_The exercise:_
Examine each line of the data. Copy those that contain the string "code".

※ ※ ※

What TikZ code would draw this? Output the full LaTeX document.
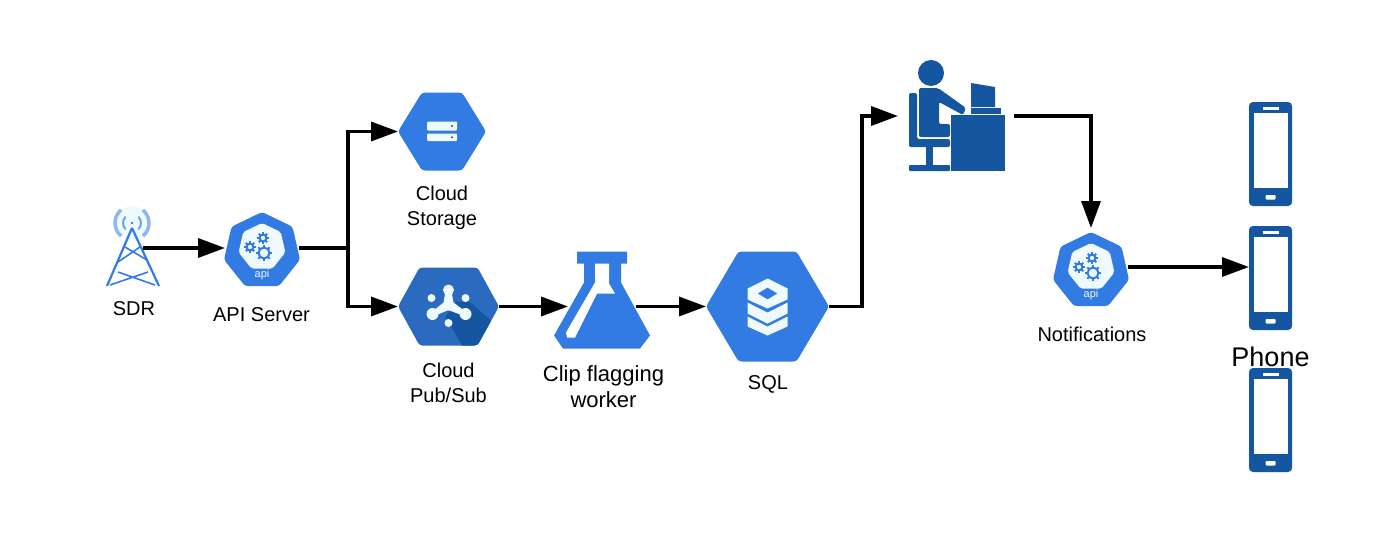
\documentclass[tikz,border=0pt]{standalone}
\usepackage{fontspec}
\setmainfont{Liberation Sans}
\usetikzlibrary{positioning,calc,shapes.geometric,arrows.meta}
\definecolor{HexBlue}{RGB}{50,123,226}
\definecolor{PubBlue}{RGB}{42,107,192}
\definecolor{DeepBlue}{RGB}{21,86,160}
\definecolor{IconWhite}{RGB}{238,250,253}
\newcommand{\hexpath}[3]{(-#1,0) -- (-#3,-#2) -- (#3,-#2) -- (#1,0) -- (#3,#2) -- (-#3,#2) -- cycle}
\tikzset{
  iconbox/.style={inner sep=0pt,outer sep=0pt},
  caption/.style={inner sep=0pt,align=center,font=\fontsize{20}{25}\selectfont},
  link/.style={line width=3.5pt,black,-{Triangle[length=27pt,width=19pt]}},
  pics/hexagon/.style n args={4}{code={
    \fill[#4,rounded corners=3pt] \hexpath{#1}{#2}{#3};}},
  pics/gear/.style={code={
    \draw[HexBlue,line width=2pt] (0,0) circle (#1);
    \foreach \a in {0,45,...,315} \draw[HexBlue,line width=1.8pt] (\a:#1) -- (\a:#1+2.6);}},
  pics/apihept/.style={code={
    \node[regular polygon,regular polygon sides=7,minimum size=78pt,inner sep=0pt,fill=HexBlue,rounded corners=3pt] (-body) at (0,0) {};
    \node[regular polygon,regular polygon sides=7,minimum size=48pt,inner sep=0pt,fill=IconWhite,rounded corners=2pt] (-core) at (0,-4) {};
    \pic at (2,2) {gear=5.5};
    \pic at (1,-13) {gear=3.4};
    \pic at (-12,-4) {gear=3.4};
    \node[inner sep=0pt,text=IconWhite,font=\fontsize{11}{12}\selectfont] (-word) at (0,24) {api};}},
  pics/phoneicon/.style={code={
    \fill[DeepBlue,rounded corners=4pt] (-21.5,-52) rectangle (21.5,52);
    \fill[white] (-17,-41) rectangle (17,34);
    \fill[white] (-8,-47) rectangle (8,-44.5);
    \fill[white,rounded corners=1pt] (-5,41) rectangle (5,45.5);}}
}
\begin{document}
\begin{tikzpicture}[x=1pt,y=-1pt]
\useasboundingbox (0,0) rectangle (1400,533);
\node[iconbox,minimum width=20pt,minimum height=78pt] (sdr) at (133,248) {};
\node[iconbox,minimum width=74pt,minimum height=76pt] (api) at (262,248) {};
\coordinate (split) at (348,248);
\node[iconbox,minimum width=88pt,minimum height=78pt] (storage) at (442,131.5) {};
\node[iconbox,minimum width=101pt,minimum height=78pt] (pubsub) at (448.5,306.5) {};
\node[iconbox,minimum width=68pt,minimum height=97pt] (flask) at (602,306.5) {};
\node[iconbox,minimum width=123pt,minimum height=110pt] (sql) at (767.5,306.5) {};
\node[iconbox,minimum width=116pt,minimum height=100pt] (person) at (956,116) {};
\node[iconbox,minimum width=74pt,minimum height=78pt] (notify) at (1091,267) {};
\node[iconbox,minimum width=43pt,minimum height=104pt] (phonea) at (1270.5,154) {};
\node[iconbox,minimum width=43pt,minimum height=104pt] (phoneb) at (1270.5,278) {};
\node[iconbox,minimum width=43pt,minimum height=104pt] (phonec) at (1270.5,420) {};
% labels
\node[caption,below=14pt of sdr,xshift=1pt] (sdrlabel) {SDR};
\node[caption,below=21pt of api,xshift=-0.5pt] (apilabel) {API Server};
\node[caption,below=15pt of storage] (storagelabel) {Cloud\\Storage};
\node[caption,below=17.5pt of pubsub] (pubsublabel) {Cloud\\Pub/Sub};
\node[caption,below=10pt of flask,xshift=1.5pt,font=\fontsize{22}{26}\selectfont] (flasklabel) {Clip flagging\\worker};
\node[caption,below=14pt of sql,xshift=0.5pt] (sqllabel) {SQL};
\node[caption,below=21pt of notify,xshift=1pt] (notifylabel) {Notifications};
\node[caption,below=17pt of phoneb,font=\fontsize{27}{30}\selectfont] (phonelabel) {Phone};
% tower
\begin{scope}[shift={(sdr.center)}]
\fill[IconWhite] (-1,-25) circle (17);
\draw[HexBlue,line width=2.2pt] (-1,-20) -- (-26,38) (-1,-20) -- (26,38);
\draw[HexBlue,line width=1.6pt] (-8,-1) -- (14,12) (7,-1) -- (-15,14) (-15,24) -- (22,37) (15,24) -- (-23,37);
\fill[HexBlue] (-1,-25) circle (1.4);
\draw[HexBlue!70,line width=2pt] (-1,-25) ++(-45:9) arc (-45:45:9);
\draw[HexBlue!70,line width=2pt] (-1,-25) ++(135:9) arc (135:225:9);
\draw[HexBlue!55,line width=3.5pt] (-1,-25) ++(-50:17) arc (-50:50:17);
\draw[HexBlue!55,line width=3.5pt] (-1,-25) ++(130:17) arc (130:230:17);
\end{scope}
% api badges
\pic (apibadge) at ($(api)+(0,3)$) {apihept};
\pic (notifybadge) at ($(notify)+(0,4)$) {apihept};
% storage
\pic at (storage) {hexagon={44}{39}{20}{HexBlue}};
\begin{scope}[shift={(storage.center)}]
\fill[IconWhite,rounded corners=1pt] (-15,-10) rectangle (15,-1);
\fill[IconWhite,rounded corners=1pt] (-15,2) rectangle (15,9.5);
\fill[DeepBlue] (10,-5.5) circle (1.1) (10,5.8) circle (1.1);
\end{scope}
% pub/sub
\pic at (pubsub) {hexagon={50.5}{39}{29}{PubBlue}};
\begin{scope}[shift={(pubsub.center)}]
\clip[rounded corners=3pt] \hexpath{50.5}{39}{29};
\fill[DeepBlue] (8,-5) -- (21.5,-4.5) -- (60,30) -- (60,50) -- (20,50) -- (1.5,18) -- (-3,10) -- cycle;
\fill[IconWhite] (-3,-15) -- (3,-15) -- (5,-4) -- (17,5) -- (17,10) -- (1,4) -- (-1,4) -- (-16,10) -- (-16,5) -- (-5,-4) -- cycle;
\fill[IconWhite] (0,-16.5) circle (5.5) (-16,7.5) circle (6) (17,7.5) circle (6) (0,16.5) circle (4) (-17,-8.5) circle (4) (17,-8.5) circle (4);
\end{scope}
% flask
\begin{scope}[shift={(flask.center)}]
\fill[HexBlue] (-25,-55) -- (25,-55) -- (25,-43) -- (19,-43) -- (19,-24) -- (48,29) -- (38,42) -- (-39,42) -- (-48,29) -- (-18,-24) -- (-18,-43) -- (-25,-43) -- cycle;
\fill[white] (-7,-43) -- (7,-43) -- (7,-23) -- (13,-13) -- (-5,-13) -- (-27,31) -- (-35,31) -- (-36,26) -- (-7,-24) -- cycle;
\end{scope}
% sql
\pic at (sql) {hexagon={61.5}{55}{29}{HexBlue}};
\begin{scope}[shift={(sql.center)}]
\fill[IconWhite,even odd rule] (0,-28) -- (20,-18) -- (20,-7) -- (0,2) -- (-20,-7) -- (-20,-18) -- cycle (0,-19) -- (10,-13) -- (0,-7) -- (-10,-13) -- cycle;
\fill[IconWhite] (-20,-4) -- (0,6) -- (20,-4) -- (20,7) -- (0,17) -- (-20,7) -- cycle;
\fill[IconWhite] (-20,10) -- (0,20) -- (20,10) -- (20,20) -- (0,29) -- (-20,20) -- cycle;
\end{scope}
% person at desk
\begin{scope}[shift={(person.center)},DeepBlue]
\fill (-25,-43) circle (13);
\fill[rounded corners=2pt] (-37,-28) -- (-18,-28) -- (10,-8) -- (7,-1) -- (-17,-14) -- (-17,8) -- (-6,8) -- (-6,21) -- (-37,21) -- cycle;
\fill[rounded corners=2pt] (-47,-23) -- (-39,-23) -- (-39,23) -- (-6,23) -- (-6,31) -- (-47,31) -- cycle;
\fill (-30,31) rectangle (-23,49);
\fill[rounded corners=1pt] (-47,49) rectangle (-6,55);
\fill (-5,-1) rectangle (49,55);
\fill (15,-33) -- (39,-29) -- (39,-9) -- (15,-9) -- cycle;
\fill (15,-8) rectangle (45,-2);
\end{scope}
% phones
\pic at (phonea) {phoneicon};
\pic at (phoneb) {phoneicon};
\pic at (phonec) {phoneicon};
% connectors
\draw[link] (sdr.east) -- (api.west);
\draw[line width=3.5pt] (api.east) -- (split);
\draw[link] (split) |- (storage.west);
\draw[link] (split) |- (pubsub.west);
\draw[link] (pubsub.east) -- (flask.west);
\draw[link] (flask.east) -- (sql.west);
\draw[link] (sql.east) -- ++(33,0) |- (person.west);
\draw[link] (person.east) -| (notify.north);
\draw[link] (notify.east) -- (notify.east -| phoneb.west);
\end{tikzpicture}
\end{document}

※ ※ ※

_Solution to this exercise:_
What TikZ code would draw this? Output the full LaTeX document.
  pics/hexagon/.style n args={4}{code={
  pics/gear/.style={code={
  pics/apihept/.style={code={
  pics/phoneicon/.style={code={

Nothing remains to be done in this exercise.